• _Exercise instructions_
Leave out all pictures and give back precisely the lines from the line with "Write the Chart.js code for this chart." to the line with "ctx.lineWidth = 1.5;", including those two lines.

• _Exercise material_
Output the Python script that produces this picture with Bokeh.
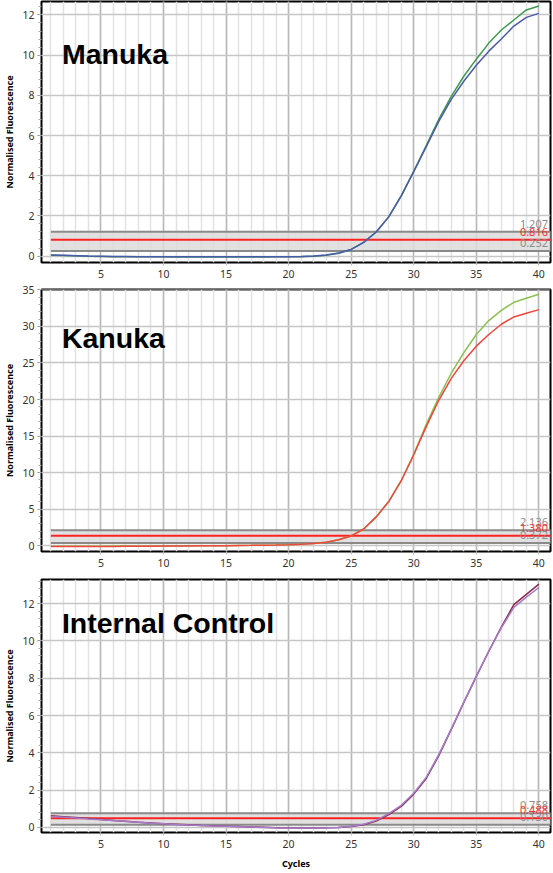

---

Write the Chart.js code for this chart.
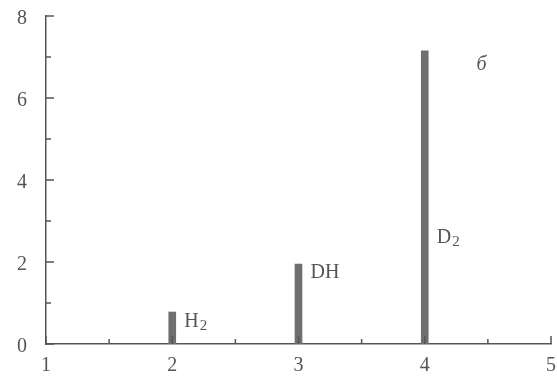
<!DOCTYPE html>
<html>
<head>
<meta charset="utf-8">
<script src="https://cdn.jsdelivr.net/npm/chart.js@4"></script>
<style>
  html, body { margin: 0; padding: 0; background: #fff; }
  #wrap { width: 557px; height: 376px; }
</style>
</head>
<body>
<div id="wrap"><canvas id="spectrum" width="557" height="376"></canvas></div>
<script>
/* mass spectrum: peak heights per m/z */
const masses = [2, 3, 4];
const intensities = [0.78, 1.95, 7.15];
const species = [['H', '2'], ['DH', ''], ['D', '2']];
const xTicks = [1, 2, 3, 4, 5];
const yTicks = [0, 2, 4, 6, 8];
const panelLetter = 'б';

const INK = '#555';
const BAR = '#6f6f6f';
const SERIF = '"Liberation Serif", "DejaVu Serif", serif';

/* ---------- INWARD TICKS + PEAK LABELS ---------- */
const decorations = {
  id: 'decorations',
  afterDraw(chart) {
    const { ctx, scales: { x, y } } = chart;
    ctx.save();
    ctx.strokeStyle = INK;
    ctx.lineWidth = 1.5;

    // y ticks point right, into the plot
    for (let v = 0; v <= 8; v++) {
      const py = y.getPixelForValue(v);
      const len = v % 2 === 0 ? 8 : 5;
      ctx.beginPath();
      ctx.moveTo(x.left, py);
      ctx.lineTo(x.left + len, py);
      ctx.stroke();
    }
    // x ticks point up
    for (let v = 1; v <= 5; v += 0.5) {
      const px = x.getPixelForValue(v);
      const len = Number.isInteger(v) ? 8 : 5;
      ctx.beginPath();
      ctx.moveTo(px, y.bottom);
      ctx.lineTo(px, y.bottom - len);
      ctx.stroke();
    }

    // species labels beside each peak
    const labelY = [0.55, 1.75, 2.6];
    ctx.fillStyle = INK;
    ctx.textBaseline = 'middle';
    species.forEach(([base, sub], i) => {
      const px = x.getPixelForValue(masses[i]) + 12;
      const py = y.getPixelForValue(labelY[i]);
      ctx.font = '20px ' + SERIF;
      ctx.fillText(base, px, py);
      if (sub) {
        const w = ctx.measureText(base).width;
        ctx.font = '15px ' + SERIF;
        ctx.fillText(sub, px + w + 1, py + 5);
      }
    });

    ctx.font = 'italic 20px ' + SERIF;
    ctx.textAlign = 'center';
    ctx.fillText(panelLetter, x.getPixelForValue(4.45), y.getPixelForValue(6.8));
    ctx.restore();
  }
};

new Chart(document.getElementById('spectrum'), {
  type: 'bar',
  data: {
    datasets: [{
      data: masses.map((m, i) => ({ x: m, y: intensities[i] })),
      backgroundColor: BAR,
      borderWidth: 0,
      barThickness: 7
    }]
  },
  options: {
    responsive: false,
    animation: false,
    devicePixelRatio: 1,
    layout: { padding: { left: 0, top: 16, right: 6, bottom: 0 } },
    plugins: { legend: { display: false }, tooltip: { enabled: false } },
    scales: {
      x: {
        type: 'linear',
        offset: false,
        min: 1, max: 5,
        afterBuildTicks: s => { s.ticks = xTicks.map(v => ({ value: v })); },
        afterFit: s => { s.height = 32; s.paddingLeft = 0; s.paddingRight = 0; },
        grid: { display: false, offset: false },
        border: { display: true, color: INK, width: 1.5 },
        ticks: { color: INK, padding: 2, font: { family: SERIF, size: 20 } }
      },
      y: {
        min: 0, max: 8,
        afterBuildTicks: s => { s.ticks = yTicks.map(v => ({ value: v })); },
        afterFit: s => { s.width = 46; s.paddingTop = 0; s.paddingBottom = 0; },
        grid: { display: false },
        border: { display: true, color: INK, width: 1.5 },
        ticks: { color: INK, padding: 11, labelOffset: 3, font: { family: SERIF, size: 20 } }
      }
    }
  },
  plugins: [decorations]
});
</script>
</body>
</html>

• _The solution_
Write the Chart.js code for this chart.
<!DOCTYPE html>
<html>
<head>
<meta charset="utf-8">
<script src="https://cdn.jsdelivr.net/npm/chart.js@4"></script>
<style>
  html, body { margin: 0; padding: 0; background: #fff; }
  #wrap { width: 557px; height: 376px; }
</style>
</head>
<body>
<div id="wrap"><canvas id="spectrum" width="557" height="376"></canvas></div>
<script>
/* mass spectrum: peak heights per m/z */
const masses = [2, 3, 4];
const intensities = [0.78, 1.95, 7.15];
const species = [['H', '2'], ['DH', ''], ['D', '2']];
const xTicks = [1, 2, 3, 4, 5];
const yTicks = [0, 2, 4, 6, 8];
const panelLetter = 'б';

const INK = '#555';
const BAR = '#6f6f6f';
const SERIF = '"Liberation Serif", "DejaVu Serif", serif';

/* ---------- INWARD TICKS + PEAK LABELS ---------- */
const decorations = {
  id: 'decorations',
  afterDraw(chart) {
    const { ctx, scales: { x, y } } = chart;
    ctx.save();
    ctx.strokeStyle = INK;
    ctx.lineWidth = 1.5;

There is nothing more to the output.